Thus L’Arche was born. It is a community born of a series of dyads, pairing one person with a disability, another without.

Its charter says the community, in the Roman Catholic tradition, “seeks to respond to the distress of those who are too often rejected, and to give them a valid place in society.” A guiding principle is that “everyone is of unique and sacred value” with a “right to friendship, to communion and to a spiritual life.”

Vanier says that the aim of L’Arche is not to change the world, “but to create little places ... where love is possible.”

‘A place of pain’

Despite the lofty language, Vanier is no public relations flack -- he knows community gets tough.

“I bet many of you have communities in difficulty,” he said to a recent meeting of Faith and Light members. “In fact, I hope you do. Community, real community, is painful. I’ve been doing this 38 years, and this is what I’ve learned … a community is a place of pain.”

Vanier’s vision got international attention in the mid-’80s when Fr. Henri Nouwen, a Catholic priest whose spiritual self-help books have sold in the millions, settled in a L’Arche community in Ontario, Canada. Nouwen had suffered a nervous collapse from the pressures of worldly success, and his friend Vanier suggested L’Arche as a place he might find relief.

L’Arche has grown to some 104 communities in more than 30 countries on five continents.

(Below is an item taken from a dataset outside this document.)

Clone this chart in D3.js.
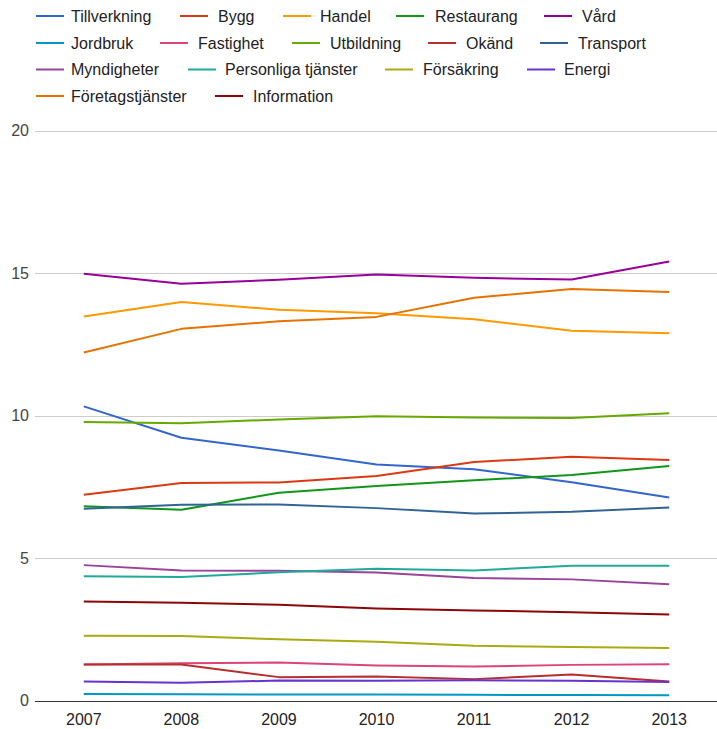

Vanier is no longer its director, but still lives in a L’Arche community in France.

Vanier founded the Faith and Sharing movement in 1968, which brings people with developmental disabilities and others together once a month for gospel readings and prayer. In 1971, he and Marie Hélène Mathieu founded Faith and Light, which holds regular get-togethers for people with disabilities, their parents and friends.

Vanier and Mathieu founded Faith and Light after taking a group of severely disabled persons on a pilgrimage to Lourdes, where they were shocked at the hostile response. Some townspeople and pilgrims actually suggested that people this badly disabled should not be taken out in public.

Pat and Frank Dani were two of the Americans at the international Faith and Light conference in the hills outside Rome. They have a developmentally disabled daughter, and say Vanier’s approach helped them learn to see her in a different light.

“I used to sort of pity her, feel sorry for her,” Frank said. “But through Faith and Light I’ve come to understand how incredibly gifted she is, how special she is. Wherever we go now, the action focuses on her. She’s got a naturalness, a gift for people, that’s amazing.”

That’s the Vanier spirit -- finding gifts where others see tragedy.

“Faith and Light is an experience that was born from suffering,” Vanier told NCR. “The terrible suffering of parents, of people with handicaps … the aim of being Christian is to reveal the compassionate face of Christ.”

A theology of the body

Almost without trying, out of necessity rather than any taste for dogmatics, Vanier has developed a sophisticated theology of the body to explain his ministry. While early Christians spoke of fides ex auditu, or “faith from hearing,” he says his communities cultivate fides ex corpore -- faith transmitted through the body, through touch.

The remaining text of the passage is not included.